SOCIAL enterprises are a brilliant idea. Instead of a charity or a non-governmental organisation (NGO) that has to depend on charity or grants from governments or international agencies, a social enterprise does social good via a business entity.
Investopedia states that, “social enterprises seek to maximise profits while maximising benefits to society and the environment. Their profits are principally used to fund social programmes.”
It’s interesting that the definition states that profits are used to fund social programmes. Hence a social enterprise is a business entity with two objectives in this order – firstly to make a profit and secondly to benefit society.
At the recently concluded Asean Angel Alliance Summit 2018 organised by the Malaysian Business Angel Network (MBAN) we had a panel debate about social enterprises on the topic of “Have your cake and eat it too: Is that what impact investment really is?”
It was an interesting debate about whether an investor can get both a financial return and do social good at the same time – what we call impact investing. However, a vote at the end of the debate was inconclusive as half agreed that it works while the other half thought this model doesn’t work.
I happened to share the view that social enterprises in Malaysia haven’t worked and that the confusion about whether to make a profit or do social good has caused many of the failures.
Don’t get me wrong I’m not saying that the social enterprise model doesn’t work, what I’m saying is that most social enterprises haven’t done well not because of the model but because the fundamental principle of the model – make a profit and then fund social programmes – hasn’t been fully understood by the founders.
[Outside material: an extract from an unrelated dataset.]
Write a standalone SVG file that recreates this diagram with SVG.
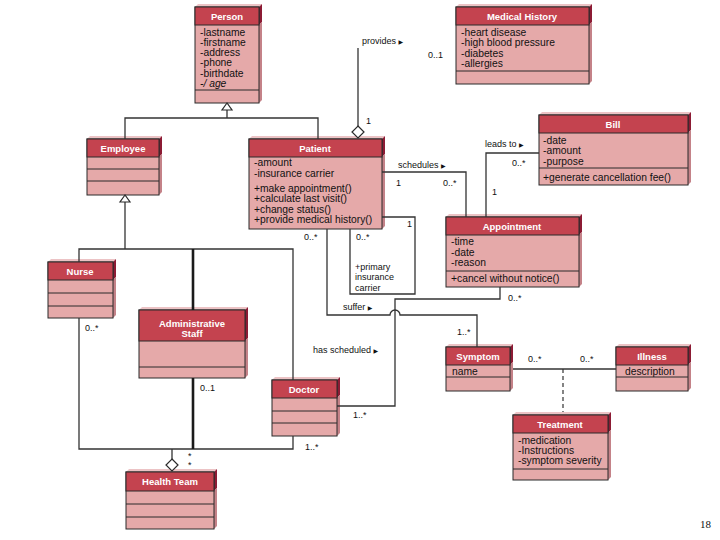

The panellists also shared that more than 80% of social enterprises fail and the ones that survive struggle to do well. In fact one would be hard pressed to name 10 successful social enterprises in Malaysia. It’s because of this high failure rate that it’s difficult to find investors for impact investments.
So are social enterprises a viable proposition? If you ask people in the social enterprise circles to share an example of a successful social enterprise the one name that is often mentioned is Anita Roddick’s The Body Shop. This is primarily because of their philosophy of promoting fair trade with third world countries so that it benefits small-scale farmers and planters.
Another oft mentioned name is Newman’s Own, the salad dressing and food company started by the actor Paul Newman (of Butch Cassidy and the Sundance Kid fame, the movie not the real outlaws). The entire after tax profits of Newman’s Own is donated to charity and as of 2017 the company has donated US$500 million to charity. Not bad for a social enterprise.
But both of these companies didn’t start as social enterprises. They both started as business ventures but incorporated a cause into their business.
Anita Roddick started a business to earn an income to look after her family but as a social activist who had travelled widely she wanted to make sure farmers were given a fair deal.
Paul Newman was persuaded to start a company because he made great salad dressing and had his face as the brand for his product. He didn’t want to profit from having his face as the brand so he decided to donate all his profits to charity.
The key difference between these companies and many social enterprises today is that both of them built a profitable business first and then contributed back to society.
While it can be done concurrently in some cases for example selling products made by artisans, the key is the success of the business itself.
If the business succeeds and becomes profitable then it can contribute back to its chosen beneficiaries. But if the business itself fails or struggles then no one wins. And sadly this has been the case for the majority of social enterprises.
At the debate I also mentioned that founders of social enterprises are confused about whether to focus on the business or on the social cause and that is also a cause of their failure. If you search the Internet for “why social enterprises fail” you will discover that this very confusion was one cause of their failure.